A hack like this tends to be a lot of work for a really minimal tweak that gets you where you want. The firmware has a bunch of different modes (main menu, take photo, take video, display photo, play mp3, play game) and the current mode is stored in a global variable in memory. On startup, this variable was initialized to the 'main menu' mode. Change this to the 'take photo' mode and the firmware will boot up in that mode. Making the one byte fix is a matter of seconds, finding out what byte to change into what a lot longer. Still, there were some interesting other things I found out while trying to make sense of all the code.

 

For one, there were some things 'left on the cutting room floor'; for instance this seems to be a version of an earlier menu. All but the first two items are defaced, perhaps someone changed their mind and expressed that in Paint?


Also, there was another game on the camera: Tetris. The code was there, but not hooked up to anything; hooking it up showed that the game was only partially functional. Parts of that could be explained because it was targeted at different hardware (the game seems to expect a 220x176 pixel display while the one on my camera is 320x240) but I'm not sure if that is the full story. Perhaps work on the game started, but was cancelled since you still need a license to legally be able to include Tetris.

As kind-of expected with these kinds of things, the marketing on this thing does not seem to be beyond exaggerating the technical capabilities here. Even the most conservative sale page I can find states that the camera has a 2 megapixel sensor. In fact, while I cannot say for sure what camera module actually is used, none of the modules supported by the firmware have a resolution higher than 720P, which would be less than one megapixel, and the majority of supported modules are only 640x480 or 0.3 megapixel.

Finally, I decided to look at the firmware update format this thing used: at this point the only way to tweak the firmware I had, was to desolder the flash chip and reprogram it. As the camera that belonged to my kid still was intact, it would be really nice if I could upgrade it without opening it.

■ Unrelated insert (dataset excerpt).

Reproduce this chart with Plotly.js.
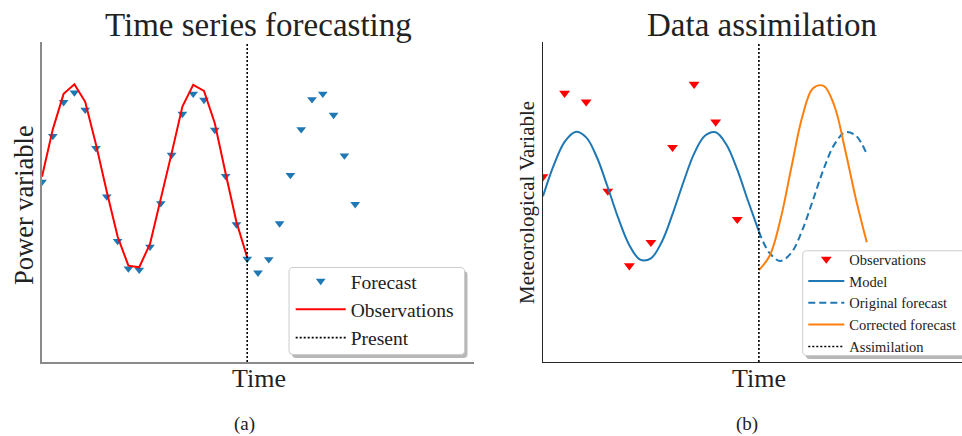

Turns out the firmware upgrade format is fairly trivial. The logic looks for a file on the SD-card called 'hx330x_sdk.bin' and if it exists, it checks some fields in the header for validity. Then it takes one field containing a timestamp, and if the timestamp on the file is newer than that in flash, it simply copies the upgrade file integrally into flash. That means I would just have to take a flash dump, trim it so it only includes the firmware, make any modifications I want, then save it to hx330x_sdk.bin. Then to make the camera accept it, I would need to increment the timestamp field past the one the firmware currently has, put the file on a SD-card and the camera updates from it.